── DATA SECTION

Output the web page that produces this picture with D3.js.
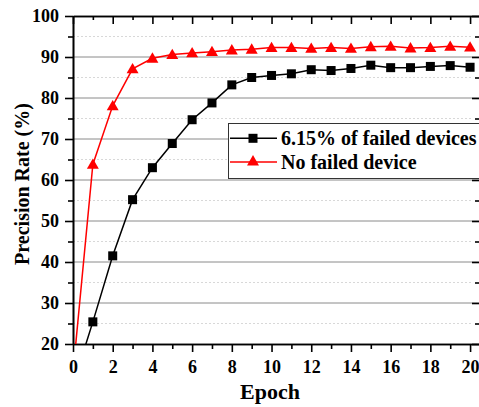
<!DOCTYPE html>
<html>
<head>
<meta charset="utf-8">
<script src="https://cdn.jsdelivr.net/npm/d3@7"></script>
<style>
  html, body { margin: 0; padding: 0; background: #fff; }
  svg { display: block; }
  text { font-family: "Liberation Serif", "Times New Roman", serif; font-weight: bold; fill: #000; }
</style>
</head>
<body>
<svg id="chart" width="479" height="407"></svg>
<script>
// ---- data ----
const epochs = [0,1,2,3,4,5,6,7,8,9,10,11,12,13,14,15,16,17,18,19,20];
const failedValues = [10,25.4,41.5,55.2,63,68.9,74.7,78.8,83.2,85,85.5,85.9,86.9,86.7,87.2,88,87.4,87.4,87.7,87.9,87.5];
const noFailValues = [13,63.8,78.1,87.1,89.7,90.6,91.0,91.3,91.7,91.9,92.3,92.3,92.1,92.3,92.1,92.5,92.6,92.2,92.3,92.6,92.4];
const seriesNames = ["6.15% of failed devices", "No failed device"];
const xTicks = [0,2,4,6,8,10,12,14,16,18,20];
const xMinorTicks = [1,3,5,7,9,11,13,15,17,19];
const yTicks = [20,30,40,50,60,70,80,90,100];
const yMinorTicks = [25,35,45,55,65,75,85,95];

// ---- layout ----
const svg = d3.select("#chart");
const L = 73, R = 480, T = 16, B = 344;
const x = d3.scaleLinear().domain([0, 20.5]).range([L, R]);
const y = d3.scaleLinear().domain([20, 100]).range([B, T]);

// clip
svg.append("defs").append("clipPath").attr("id", "clip")
  .append("rect").attr("x", L).attr("y", T).attr("width", R - L).attr("height", B - T);

// grid
const grid = svg.append("g");
grid.selectAll(".minor").data(yMinorTicks).enter().append("line")
  .attr("x1", L).attr("x2", R - 8).attr("y1", d => y(d)).attr("y2", d => y(d))
  .attr("stroke", "#d8d8d8").attr("stroke-width", 1).attr("stroke-dasharray", "2,2");
grid.selectAll(".major").data(yTicks.filter(d => d > 20 && d < 100)).enter().append("line")
  .attr("x1", L).attr("x2", R).attr("y1", d => y(d)).attr("y2", d => y(d))
  .attr("stroke", "#8a8a8a").attr("stroke-width", 1);

// axes
const fmt = d3.format("d");
const axisStyle = g => {
  g.select(".domain").attr("stroke", "#000").attr("stroke-width", 1.6);
  g.selectAll(".tick line").attr("stroke", "#000").attr("stroke-width", 1.6);
  g.selectAll("text").attr("font-size", 18).attr("font-family", "Liberation Serif, Times New Roman, serif").attr("font-weight", "bold").attr("fill", "#000");
};

// bottom
const gB = svg.append("g").attr("transform", `translate(0,${B})`)
  .call(d3.axisBottom(x).tickValues(xTicks).tickFormat(fmt).tickSize(8).tickSizeOuter(0).tickPadding(8));
gB.call(axisStyle);
svg.append("g").attr("transform", `translate(0,${B})`)
  .call(d3.axisBottom(x).tickValues(xMinorTicks).tickFormat("").tickSize(5).tickSizeOuter(0))
  .call(axisStyle);

// top
svg.append("g").attr("transform", `translate(0,${T})`)
  .call(d3.axisBottom(x).tickValues(xTicks).tickFormat("").tickSize(8).tickSizeOuter(0))
  .call(axisStyle);
svg.append("g").attr("transform", `translate(0,${T})`)
  .call(d3.axisBottom(x).tickValues(xMinorTicks).tickFormat("").tickSize(4).tickSizeOuter(0))
  .call(axisStyle);

// left
const gL = svg.append("g").attr("transform", `translate(${L},0)`)
  .call(d3.axisLeft(y).tickValues(yTicks).tickFormat(fmt).tickSize(8).tickSizeOuter(0).tickPadding(6));
gL.call(axisStyle);
svg.append("g").attr("transform", `translate(${L},0)`)
  .call(d3.axisLeft(y).tickValues(yMinorTicks).tickFormat("").tickSize(5).tickSizeOuter(0))
  .call(axisStyle);

// right (inward ticks)
svg.append("g").attr("transform", `translate(${R},0)`)
  .call(d3.axisLeft(y).tickValues(yTicks).tickFormat("").tickSize(8).tickSizeOuter(0))
  .call(axisStyle);
svg.append("g").attr("transform", `translate(${R},0)`)
  .call(d3.axisLeft(y).tickValues(yMinorTicks).tickFormat("").tickSize(5).tickSizeOuter(0))
  .call(axisStyle);

// series
const line = d3.line().x((d, i) => x(epochs[i])).y(d => y(d));
const plot = svg.append("g").attr("clip-path", "url(#clip)");

plot.append("path").datum(failedValues).attr("d", line)
  .attr("fill", "none").attr("stroke", "#000").attr("stroke-width", 1.5);
plot.append("path").datum(noFailValues).attr("d", line)
  .attr("fill", "none").attr("stroke", "#ff0000").attr("stroke-width", 1.5);

const sq = 9;
plot.selectAll(".sq").data(failedValues).enter().append("rect")
  .attr("x", (d, i) => x(epochs[i]) - sq / 2).attr("y", d => y(d) - sq / 2)
  .attr("width", sq).attr("height", sq).attr("fill", "#000");

const tri = d3.symbol().type(d3.symbolTriangle).size(62);
plot.selectAll(".tri").data(noFailValues).enter().append("path")
  .attr("d", tri)
  .attr("transform", (d, i) => `translate(${x(epochs[i])},${y(d) + 1})`)
  .attr("fill", "#ff0000");

// axis titles
svg.append("text").attr("x", 270).attr("y", 399).attr("text-anchor", "middle")
  .attr("font-size", 22).text("Epoch");
svg.append("text").attr("transform", "translate(29,184) rotate(-90)").attr("text-anchor", "middle")
  .attr("font-size", 20).text("Precision Rate (%)");

// legend
const lg = svg.append("g");
lg.append("rect").attr("x", 228.5).attr("y", 123.5).attr("width", 270).attr("height", 55)
  .attr("fill", "#fff").attr("stroke", "#333").attr("stroke-width", 1);
const legY = [138.3, 162];
const legColors = ["#000", "#ff0000"];
seriesNames.forEach((name, i) => {
  lg.append("line").attr("x1", 230).attr("x2", 277).attr("y1", legY[i]).attr("y2", legY[i])
    .attr("stroke", legColors[i]).attr("stroke-width", 1.5);
  if (i === 0) {
    lg.append("rect").attr("x", 253 - sq / 2).attr("y", legY[i] - sq / 2)
      .attr("width", sq).attr("height", sq).attr("fill", "#000");
  } else {
    lg.append("path").attr("d", tri).attr("transform", `translate(253,${legY[i]})`).attr("fill", "#ff0000");
  }
  lg.append("text").attr("x", 281).attr("y", legY[i] + 6.5).attr("font-size", 20).text(name);
});
</script>
</body>
</html>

────

_WHAT IS BEING ASKED_. Repeat the material above word for word, please, apart from its images.

_WRITTEN SOLUTION_.
Output the web page that produces this picture with D3.js.
<!DOCTYPE html>
<html>
<head>
<meta charset="utf-8">
<script src="https://cdn.jsdelivr.net/npm/d3@7"></script>
<style>
  html, body { margin: 0; padding: 0; background: #fff; }
  svg { display: block; }
  text { font-family: "Liberation Serif", "Times New Roman", serif; font-weight: bold; fill: #000; }
</style>
</head>
<body>
<svg id="chart" width="479" height="407"></svg>
<script>
// ---- data ----
const epochs = [0,1,2,3,4,5,6,7,8,9,10,11,12,13,14,15,16,17,18,19,20];
const failedValues = [10,25.4,41.5,55.2,63,68.9,74.7,78.8,83.2,85,85.5,85.9,86.9,86.7,87.2,88,87.4,87.4,87.7,87.9,87.5];
const noFailValues = [13,63.8,78.1,87.1,89.7,90.6,91.0,91.3,91.7,91.9,92.3,92.3,92.1,92.3,92.1,92.5,92.6,92.2,92.3,92.6,92.4];
const seriesNames = ["6.15% of failed devices", "No failed device"];
const xTicks = [0,2,4,6,8,10,12,14,16,18,20];
const xMinorTicks = [1,3,5,7,9,11,13,15,17,19];
const yTicks = [20,30,40,50,60,70,80,90,100];
const yMinorTicks = [25,35,45,55,65,75,85,95];

// ---- layout ----
const svg = d3.select("#chart");
const L = 73, R = 480, T = 16, B = 344;
const x = d3.scaleLinear().domain([0, 20.5]).range([L, R]);
const y = d3.scaleLinear().domain([20, 100]).range([B, T]);

// clip
svg.append("defs").append("clipPath").attr("id", "clip")
  .append("rect").attr("x", L).attr("y", T).attr("width", R - L).attr("height", B - T);

// grid
const grid = svg.append("g");
grid.selectAll(".minor").data(yMinorTicks).enter().append("line")
  .attr("x1", L).attr("x2", R - 8).attr("y1", d => y(d)).attr("y2", d => y(d))
  .attr("stroke", "#d8d8d8").attr("stroke-width", 1).attr("stroke-dasharray", "2,2");
grid.selectAll(".major").data(yTicks.filter(d => d > 20 && d < 100)).enter().append("line")
  .attr("x1", L).attr("x2", R).attr("y1", d => y(d)).attr("y2", d => y(d))
  .attr("stroke", "#8a8a8a").attr("stroke-width", 1);

// axes
const fmt = d3.format("d");
const axisStyle = g => {
  g.select(".domain").attr("stroke", "#000").attr("stroke-width", 1.6);
  g.selectAll(".tick line").attr("stroke", "#000").attr("stroke-width", 1.6);
  g.selectAll("text").attr("font-size", 18).attr("font-family", "Liberation Serif, Times New Roman, serif").attr("font-weight", "bold").attr("fill", "#000");
};

// bottom
const gB = svg.append("g").attr("transform", `translate(0,${B})`)
  .call(d3.axisBottom(x).tickValues(xTicks).tickFormat(fmt).tickSize(8).tickSizeOuter(0).tickPadding(8));
gB.call(axisStyle);
svg.append("g").attr("transform", `translate(0,${B})`)
  .call(d3.axisBottom(x).tickValues(xMinorTicks).tickFormat("").tickSize(5).tickSizeOuter(0))
  .call(axisStyle);

// top
svg.append("g").attr("transform", `translate(0,${T})`)
  .call(d3.axisBottom(x).tickValues(xTicks).tickFormat("").tickSize(8).tickSizeOuter(0))
  .call(axisStyle);
svg.append("g").attr("transform", `translate(0,${T})`)
  .call(d3.axisBottom(x).tickValues(xMinorTicks).tickFormat("").tickSize(4).tickSizeOuter(0))
  .call(axisStyle);

// left
const gL = svg.append("g").attr("transform", `translate(${L},0)`)
  .call(d3.axisLeft(y).tickValues(yTicks).tickFormat(fmt).tickSize(8).tickSizeOuter(0).tickPadding(6));
gL.call(axisStyle);
svg.append("g").attr("transform", `translate(${L},0)`)
  .call(d3.axisLeft(y).tickValues(yMinorTicks).tickFormat("").tickSize(5).tickSizeOuter(0))
  .call(axisStyle);

// right (inward ticks)
svg.append("g").attr("transform", `translate(${R},0)`)
  .call(d3.axisLeft(y).tickValues(yTicks).tickFormat("").tickSize(8).tickSizeOuter(0))
  .call(axisStyle);
svg.append("g").attr("transform", `translate(${R},0)`)
  .call(d3.axisLeft(y).tickValues(yMinorTicks).tickFormat("").tickSize(5).tickSizeOuter(0))
  .call(axisStyle);

// series
const line = d3.line().x((d, i) => x(epochs[i])).y(d => y(d));
const plot = svg.append("g").attr("clip-path", "url(#clip)");

plot.append("path").datum(failedValues).attr("d", line)
  .attr("fill", "none").attr("stroke", "#000").attr("stroke-width", 1.5);
plot.append("path").datum(noFailValues).attr("d", line)
  .attr("fill", "none").attr("stroke", "#ff0000").attr("stroke-width", 1.5);

const sq = 9;
plot.selectAll(".sq").data(failedValues).enter().append("rect")
  .attr("x", (d, i) => x(epochs[i]) - sq / 2).attr("y", d => y(d) - sq / 2)
  .attr("width", sq).attr("height", sq).attr("fill", "#000");

const tri = d3.symbol().type(d3.symbolTriangle).size(62);
plot.selectAll(".tri").data(noFailValues).enter().append("path")
  .attr("d", tri)
  .attr("transform", (d, i) => `translate(${x(epochs[i])},${y(d) + 1})`)
  .attr("fill", "#ff0000");

// axis titles
svg.append("text").attr("x", 270).attr("y", 399).attr("text-anchor", "middle")
  .attr("font-size", 22).text("Epoch");
svg.append("text").attr("transform", "translate(29,184) rotate(-90)").attr("text-anchor", "middle")
  .attr("font-size", 20).text("Precision Rate (%)");

// legend
const lg = svg.append("g");
lg.append("rect").attr("x", 228.5).attr("y", 123.5).attr("width", 270).attr("height", 55)
  .attr("fill", "#fff").attr("stroke", "#333").attr("stroke-width", 1);
const legY = [138.3, 162];
const legColors = ["#000", "#ff0000"];
seriesNames.forEach((name, i) => {
  lg.append("line").attr("x1", 230).attr("x2", 277).attr("y1", legY[i]).attr("y2", legY[i])
    .attr("stroke", legColors[i]).attr("stroke-width", 1.5);
  if (i === 0) {
    lg.append("rect").attr("x", 253 - sq / 2).attr("y", legY[i] - sq / 2)
      .attr("width", sq).attr("height", sq).attr("fill", "#000");
  } else {
    lg.append("path").attr("d", tri).attr("transform", `translate(253,${legY[i]})`).attr("fill", "#ff0000");
  }
  lg.append("text").attr("x", 281).attr("y", legY[i] + 6.5).attr("font-size", 20).text(name);
});
</script>
</body>
</html>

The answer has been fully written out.